No. 16 is a defensive coordinator’s worst nightmare, the sort of magician who you have to plan for on two levels: Defending the play that’s designed, and then handling the inevitable improvisation that will follow it if said play somehow goes to hell in a handbasket. Barrett could take off, as he did versus Indiana last weekend (137 rushing yards), or simply buy himself more time to carve you up — more time to search out a target that inevitably squirts free.
“I think the (most mobile quarterback) we faced would’ve been LSU’s quarterback (Brandon Harris),” Dooley said. “He was able to run and get outside the pocket. But I think when it comes to playing a dual-threat quarterback, you have to be more disciplined. If you come off the edge, you can’t just come screaming in there. You have to break down when you get to the quarterback, or else he will make you miss.”
Against the Hoosiers, Barrett went for over 100 on the ground and a score. Against Bowling Green: 349 passing yards and 6 touchdown throws. How the devil do you account for a man who seems to be everywhere at once?

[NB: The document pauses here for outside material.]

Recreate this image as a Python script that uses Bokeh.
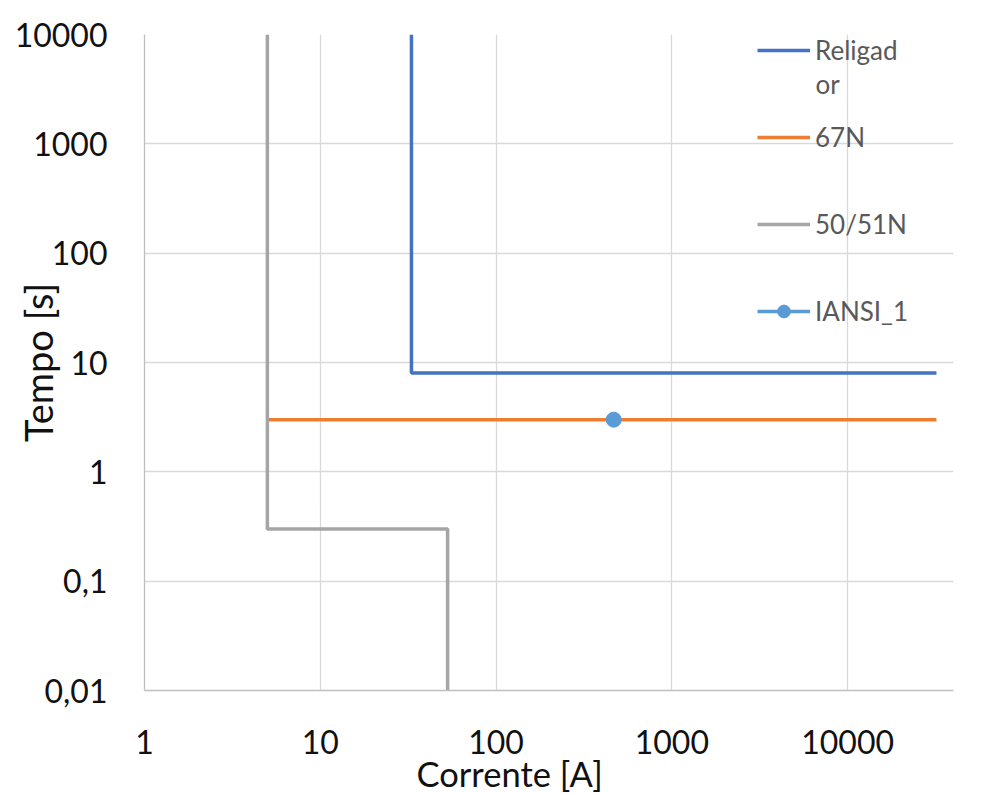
from bokeh.plotting import figure
from bokeh.models import (FixedTicker, CustomJSTickFormatter, Legend, LegendItem, Label, Title)
from bokeh.embed import file_html
from bokeh.resources import INLINE

# ---- data ----
religador_x = [33, 33, 32000]
religador_y = [10000, 8, 8]

n67_x = [5, 32000]
n67_y = [3, 3]

n5051_x = [5, 5, 53, 53]
n5051_y = [10000, 0.3, 0.3, 0.01]

iansi_x = [467]
iansi_y = [3]

x_ticks = [1, 10, 100, 1000, 10000]
y_ticks = [0.01, 0.1, 1, 10, 100, 1000, 10000]

series_names = ["Religad", "67N", "50/51N", "IANSI_1"]
colors = ["#4472C4", "#ED7D31", "#A5A5A5", "#5B9BD5"]

FONT = "Lato"

p = figure(width=1000, height=794, x_axis_type="log", y_axis_type="log",
           x_range=(1, 40000), y_range=(0.01, 10000),
           output_backend="svg", toolbar_location=None,
           min_border_left=144, min_border_top=34, min_border_right=47,
           min_border_bottom=104)
p.outline_line_color = None
p.background_fill_color = "white"
p.border_fill_color = "white"

fmt = CustomJSTickFormatter(code="return tick.toString().replace('.', ',');")
for ax, ticks in ((p.xaxis[0], x_ticks), (p.yaxis[0], y_ticks)):
    ax.ticker = FixedTicker(ticks=ticks, minor_ticks=[])
    ax.formatter = fmt
    ax.major_tick_line_color = None
    ax.minor_tick_line_color = None
    ax.axis_line_color = "#BFBFBF"
    ax.axis_line_width = 1.3
    ax.major_label_text_font = FONT
    ax.major_label_text_font_size = "32px"
    ax.major_label_text_color = "#111111"
p.yaxis[0].major_label_standoff = 31
p.xaxis[0].major_label_standoff = 33

# y axis title (sits beside the tick labels, as in the reference)
p.yaxis[0].axis_label = "Tempo [s]"
p.yaxis[0].axis_label_standoff = -49
p.yaxis[0].axis_label_text_font = FONT
p.yaxis[0].axis_label_text_font_size = "38px"
p.yaxis[0].axis_label_text_font_style = "normal"
p.yaxis[0].axis_label_text_color = "#111111"

# x axis title, shifted left of the frame centre as in the reference
p.add_layout(Title(text="Corrente [A]", align="left", offset=272, standoff=-11,
                   text_font=FONT, text_font_size="34.5px", text_font_style="normal",
                   text_color="#111111"), "below")

p.xgrid.ticker = FixedTicker(ticks=x_ticks, minor_ticks=[])
p.ygrid.ticker = FixedTicker(ticks=y_ticks, minor_ticks=[])
for g in (p.xgrid, p.ygrid):
    g.grid_line_color = "#D9D9D9"
    g.grid_line_width = 1.3

lw = 3.5
r1 = p.line(religador_x, religador_y, line_color=colors[0], line_width=lw)
r2 = p.line(n67_x, n67_y, line_color=colors[1], line_width=lw)
r3 = p.line(n5051_x, n5051_y, line_color=colors[2], line_width=lw)
r4l = p.line(iansi_x, iansi_y, line_color=colors[3], line_width=lw)
r4 = p.scatter(iansi_x, iansi_y, size=15, fill_color=colors[3], line_color=colors[3])

legend = Legend(items=[
    LegendItem(label=series_names[0], renderers=[r1]),
    LegendItem(label=series_names[1], renderers=[r2]),
    LegendItem(label=series_names[2], renderers=[r3]),
    LegendItem(label=series_names[3], renderers=[r4l, r4]),
], location=(613, 363), orientation="vertical",
    glyph_width=53, glyph_height=32, label_height=32, spacing=55,
    label_standoff=5, padding=0, margin=0,
    border_line_color=None, background_fill_alpha=0,
    label_text_font=FONT, label_text_font_size="26px", label_text_color="#595959")
p.add_layout(legend, "center")

# wrapped remainder of the first legend label
p.add_layout(Label(x=671, y=607, x_units="screen", y_units="screen", text="or",
                   text_font=FONT, text_font_size="26px", text_color="#595959",
                   text_align="left", text_baseline="middle"))

open("out.html", "w").write(file_html(p, INLINE))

“That’s something we’re going to need to focus on is keeping that pocket so he can’t break the edge and scramble for 10-plus yards and win the battles 1-on-1,” Dooley said. “I think with coach (defensive coordinator Justin) Wilcox, in our first five games … he’s done a great job this season in drawing up schemes to (confuse) the quarterback, and that’s exactly what we’ll need to do this week.”
Third-and-long = a glimmer of hope?
And down and distance matter. On third-and-7-or-longer this fall, Barrett has run three times for 17 yards, an average of 5.67 per carry, gaining one first down. In those same spots, he’s 8-for-17 passing, averaging 13.5 yards per completion with 2 touchdowns, 1 interception and 3 first downs made.
For the Wisconsin D to work, it is going to have to first figure out a way to make Barrett work for it.
To that end, the Badgers have had wide receivers working on the scout team at quarterback this week to try — accent on the try — to replicate Barrett’s elusiveness and poise under fire.
“Basically, we’ll come crashing off the edge,” Dooley explained, “and he has to try to make us miss and we have to try to make sure that doesn’t happen.”
Simulating it is one thing. Executing it? Something else. Whether you’re the Badgers or the ’85 Bears, it’s awfully tough to rattle what you can’t freaking touch.